In previous works, we explored the use of hierarchical reference process models
(Derguech and Bhiri 2010; Derguech et al. 2010) by proposing the use of an indexing structure for representing process models at different levels of abstractions as
depicted in Fig. 6 We used the concept of abstract tasks for capturing variation
points, it is marked with a “*” at the end of the task label (see “Customer
Registration*” on Fig. 6). An abstract task can be refined/concreted by selecting one
of its concrete alternatives which are associated to it via dotted lines. In addition to
this customised notation, we proposed an algorithm for updating the reference
model by inserting a new node (either a task or sub-process). The work looked
promising, however, it has not been implemented or further investigated.
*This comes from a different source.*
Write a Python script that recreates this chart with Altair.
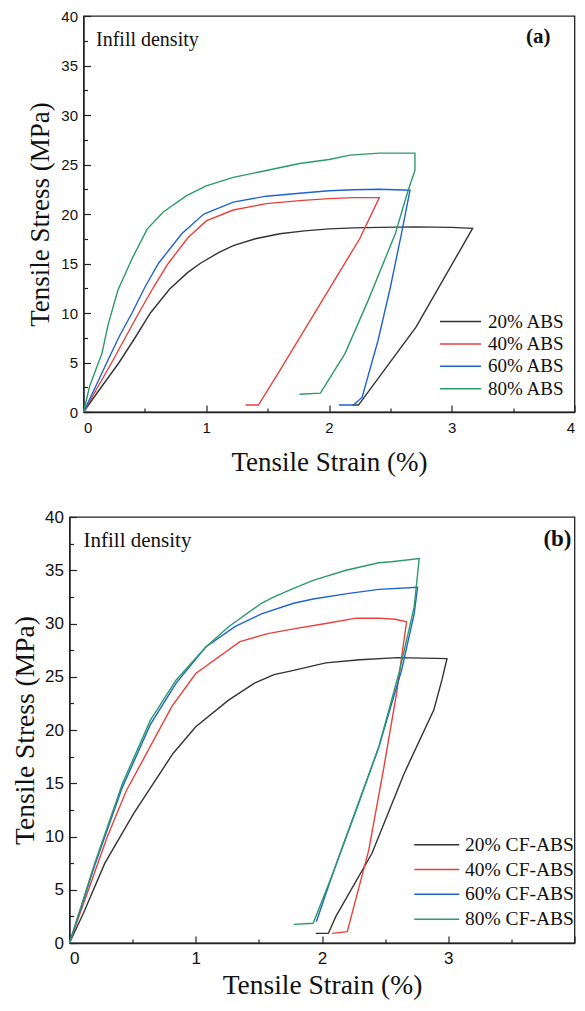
import altair as alt
import pandas as pd

# ---------------- text ----------------
STRAIN_TITLE = "Tensile Strain (%)"
STRESS_TITLE = "Tensile Stress (MPa)"
NOTE = "Infill density"

# ---------------- panel (a) : ABS ----------------
a_names = ["20% ABS", "40% ABS", "60% ABS", "80% ABS"]
a_tag = "(a)"
a20_x = [0, 0.15, 0.29, 0.42, 0.545, 0.7, 0.85, 0.95, 1.1, 1.22, 1.4, 1.6, 1.8, 2.0, 2.2, 2.41, 2.7, 3.0, 3.17, 2.71, 2.24, 2.19]
a20_y = [0, 2.6, 5.0, 7.5, 10.0, 12.4, 14.1, 15.0, 16.1, 16.8, 17.5, 18.0, 18.3, 18.5, 18.6, 18.65, 18.7, 18.65, 18.55, 8.6, 0.7, 0.7]
a40_x = [0, 0.12, 0.23, 0.34, 0.45, 0.57, 0.69, 0.85, 1.0, 1.22, 1.49, 1.76, 2.0, 2.2, 2.41, 2.25, 1.6, 1.425, 1.32]
a40_y = [0, 2.6, 5.0, 7.5, 10.0, 12.6, 15.0, 17.6, 19.3, 20.4, 21.05, 21.35, 21.55, 21.65, 21.65, 17.5, 4.2, 0.7, 0.7]
a60_x = [0, 0.1, 0.19, 0.29, 0.395, 0.5, 0.61, 0.8, 0.98, 1.22, 1.49, 1.76, 2.0, 2.2, 2.41, 2.66, 2.59, 2.5, 2.4, 2.27, 2.2, 2.08]
a60_y = [0, 2.6, 5.0, 7.6, 10.0, 12.6, 15.0, 18.0, 20.0, 21.2, 21.8, 22.1, 22.35, 22.45, 22.5, 22.4, 18.0, 12.6, 7.25, 1.5, 0.7, 0.7]
a80_x = [0, 0.05, 0.11, 0.15, 0.2, 0.28, 0.4, 0.52, 0.65, 0.84, 1.0, 1.22, 1.49, 1.76, 2.0, 2.17, 2.41, 2.7, 2.7, 2.645, 2.54, 2.32, 2.13, 1.93, 1.76]
a80_y = [0, 2.6, 4.6, 5.9, 8.8, 12.3, 15.6, 18.5, 20.2, 21.85, 22.85, 23.7, 24.4, 25.1, 25.5, 25.95, 26.15, 26.15, 24.4, 22.4, 18.0, 11.3, 5.9, 1.9, 1.8]

# ---------------- panel (b) : CF-ABS ----------------
b_names = ["20% CF-ABS", "40% CF-ABS", "60% CF-ABS", "80% CF-ABS"]
b_tag = "(b)"
b20_x = [0, 0.11, 0.28, 0.51, 0.82, 1.0, 1.26, 1.465, 1.62, 1.775, 2.03, 2.3, 2.6, 2.99, 2.95, 2.886, 2.65, 2.395, 2.11, 2.05, 1.95]
b20_y = [0, 2.8, 7.5, 12.2, 17.8, 20.3, 22.8, 24.4, 25.2, 25.6, 26.3, 26.6, 26.8, 26.7, 24.7, 21.9, 15.9, 8.4, 2.5, 0.9, 0.9]
b40_x = [0, 0.15, 0.3, 0.45, 0.61, 0.81, 1.0, 1.35, 1.57, 1.775, 2.03, 2.27, 2.45, 2.58, 2.67, 2.59, 2.49, 2.37, 2.2, 2.08]
b40_y = [0, 5.0, 10.0, 14.3, 17.8, 22.2, 25.3, 28.3, 29.05, 29.5, 30.0, 30.5, 30.5, 30.4, 30.15, 23.4, 16.5, 8.7, 1.06, 0.9]
b60_x = [0, 0.2, 0.42, 0.64, 0.845, 1.08, 1.31, 1.52, 1.775, 1.93, 2.2, 2.45, 2.757, 2.73, 2.63, 2.45, 2.085, 1.955]
b60_y = [0, 7.3, 14.66, 20.5, 24.4, 27.8, 29.7, 30.9, 31.9, 32.3, 32.8, 33.2, 33.4, 30.9, 25.6, 18.4, 6.5, 2.0]
b80_x = [0, 0.2, 0.42, 0.64, 0.845, 1.08, 1.26, 1.52, 1.62, 1.775, 1.93, 2.19, 2.45, 2.55, 2.77, 2.73, 2.615, 2.45, 2.29, 2.085, 1.93, 1.775]
b80_y = [0, 7.5, 15.0, 20.9, 24.7, 27.8, 29.7, 31.9, 32.5, 33.3, 34.05, 35.0, 35.7, 35.8, 36.1, 31.55, 25.6, 18.4, 13.1, 6.5, 1.85, 1.75]

colors = ["#333333", "#e8413c", "#1f63d1", "#2b9a68"]
x_major = [0, 1, 2, 3, 4]
x_minor = [0.5, 1.5, 2.5, 3.5]
y_major = [0, 5, 10, 15, 20, 25, 30, 35, 40]
y_minor = [2.5, 7.5, 12.5, 17.5, 22.5, 27.5, 32.5, 37.5]
a_xlabels = [0, 1, 2, 3, 4]
b_xlabels = [0, 1, 2, 3]

SERIF = "Liberation Serif"
SANS = "Liberation Sans"
INK = "#222222"


def frame(names, xs, ys):
    rows = []
    for n, sx, sy in zip(names, xs, ys):
        for i, (a, b) in enumerate(zip(sx, sy)):
            rows.append({"series": n, "strain": a, "stress": b, "i": i})
    return pd.DataFrame(rows)


def panel(df, names, tag, xlabels, o):
    xs = alt.Scale(domain=[0, 4], nice=False, zero=False)
    ys = alt.Scale(domain=[0, 40], nice=False, zero=False)
    main = alt.Chart(df).mark_line(strokeWidth=1.4).encode(
        x=alt.X("strain:Q", scale=xs, axis=alt.Axis(
            orient="bottom", values=xlabels, format="d", ticks=False, tickSize=0,
            grid=False, domainColor=INK, domainWidth=1.3,
            labelFont=SANS, labelFontSize=o["tick_fs"], labelColor="#111",
            labelPadding=o["xlp"], title=STRAIN_TITLE, titleFont=SERIF,
            titleFontSize=o["title_fs"], titleFontWeight="normal", titleColor="#111",
            titlePadding=o["xtp"])),
        y=alt.Y("stress:Q", scale=ys, axis=alt.Axis(
            orient="left", values=y_major, format="d", ticks=False, tickSize=0,
            grid=False, domainColor=INK, domainWidth=1.3,
            labelFont=SANS, labelFontSize=o["tick_fs"], labelColor="#111",
            labelPadding=o["ylp"], title=STRESS_TITLE, titleFont=SERIF,
            titleFontSize=o["title_fs"], titleFontWeight="normal", titleColor="#111",
            titlePadding=o["ytp"])),
        color=alt.Color("series:N", scale=alt.Scale(domain=names, range=colors),
                        legend=alt.Legend(
                            orient="none", legendX=o["lx"], legendY=o["ly"], title=None,
                            symbolType="M-3,0H3", symbolSize=o["lsize"],
                            symbolStrokeWidth=1.5, labelFont=SERIF,
                            labelFontSize=o["lfs"], labelColor="#111",
                            labelOffset=o["loff"], rowPadding=o["lrow"], padding=0,
                            direction="vertical")),
        order=alt.Order("i:Q"),
    )

    def ticks(vx, vy, size):
        return alt.Chart(df).mark_line(strokeOpacity=0).encode(
            x=alt.X("strain:Q", scale=xs, axis=alt.Axis(
                orient="bottom", values=vx, offset=-size, tickSize=size, tickWidth=1.2,
                tickColor=INK, labels=False, domain=False, grid=False, title=None)),
            y=alt.Y("stress:Q", scale=ys, axis=alt.Axis(
                orient="left", values=vy, offset=-size, tickSize=size, tickWidth=1.2,
                tickColor=INK, labels=False, domain=False, grid=False, title=None)),
            detail="series:N",
            order=alt.Order("i:Q"),
        )

    note = alt.Chart(pd.DataFrame({"t": [NOTE]})).mark_text(
        font=SERIF, fontSize=o["note_fs"], align="left", baseline="alphabetic", color="#111"
    ).encode(text="t:N", x=alt.value(o["note_x"]), y=alt.value(o["note_y"]))
    tagc = alt.Chart(pd.DataFrame({"t": [tag]})).mark_text(
        font=SERIF, fontSize=o["tag_fs"], fontWeight="bold", align="right",
        baseline="alphabetic", color="#111"
    ).encode(text="t:N", x=alt.value(o["tag_x"]), y=alt.value(o["tag_y"]))

    return alt.layer(
        main, ticks(x_major, y_major, 7), ticks(x_minor, y_minor, 4), note, tagc
    ).resolve_axis(x="independent", y="independent").properties(
        width=o["w"], height=o["h"],
        view=alt.ViewBackground(stroke=INK, strokeWidth=1.3),
    )


df_a = frame(a_names, [a20_x, a40_x, a60_x, a80_x], [a20_y, a40_y, a60_y, a80_y])
df_b = frame(b_names, [b20_x, b40_x, b60_x, b80_x], [b20_y, b40_y, b60_y, b80_y])

top = panel(df_a, a_names, a_tag, a_xlabels, dict(
    w=491, h=396, tick_fs=15, title_fs=27, xlp=8, xtp=14, ylp=6, ytp=6,
    note_fs=20, note_x=12.5, note_y=30, tag_fs=21, tag_x=467, tag_y=27,
    lx=381.5, ly=296, lsize=187, loff=18, lrow=2.4, lfs=19))

bottom = panel(df_b, b_names, b_tag, b_xlabels, dict(
    w=505, h=426, tick_fs=17, title_fs=27.5, xlp=7, xtp=5, ylp=6, ytp=5.5,
    note_fs=21, note_x=14, note_y=30, tag_fs=23, tag_x=502, tag_y=29,
    lx=357.5, ly=318, lsize=225, loff=18.5, lrow=3.8, lfs=19.5))

spacer = alt.Chart(pd.DataFrame({"s": [0]})).mark_point(opacity=0).properties(width=14, height=10)

row_top = alt.hconcat(spacer, top, spacing=0, bounds="flush")

chart = alt.vconcat(row_top, bottom, spacing=31).resolve_scale(
    color="independent", x="independent", y="independent"
).properties(
    padding={"left": 1.5, "top": 0, "right": 0, "bottom": 0},
    background="white",
).configure_view(stroke="transparent")

chart.save("out.html", embed_options={"renderer": "svg", "actions": False})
Analysis With respect to the identified requirements, the key points of analysis are
as follows:
–– Requirement 1: Compression Rate: fulfilled. In essence, the use of a reference
model in general, and hierarchical model in particular, guarantees that duplicate
process elements are merged, ensuring a high compression rate.
Techniques for Reuse in Business Process Modeling in Public Administration
123
Fig. 7 Configurable business process model (Adapted from La Rosa 2009)
–– Requirement 2: Maintainability: partially fulfilled. Algorithms and proposal of
maintainability solutions are discussed but have not been implemented and further investigated.
–– Requirement 3: User Support: partially fulfilled. We assume this requirement is
partially fulfilled as an automation support to reduce manual efforts to create
those models has been proposed but needs further investigation.
–– Requirement 4: Traceability: not discussed.
Configurable Business Process Models
Description A configurable business process model (Rosemann and van der Aalst
2007) is the result of merging process variants into a single model. This model can
be tailored to the analysts’ needs by enabling or disabling different branches of the
configurable model. Figure 7 depicts, in the left-hand side, two variants of the same
business process. These two variants reflect two common tasks (i.e., Task A and B),
however after this, each variant ends with a different task (i.e., C or D). This difference introduces the choice between the task C or D that represents a variability
depending on various indicators, e.g., cost, quality of service, user preference, etc.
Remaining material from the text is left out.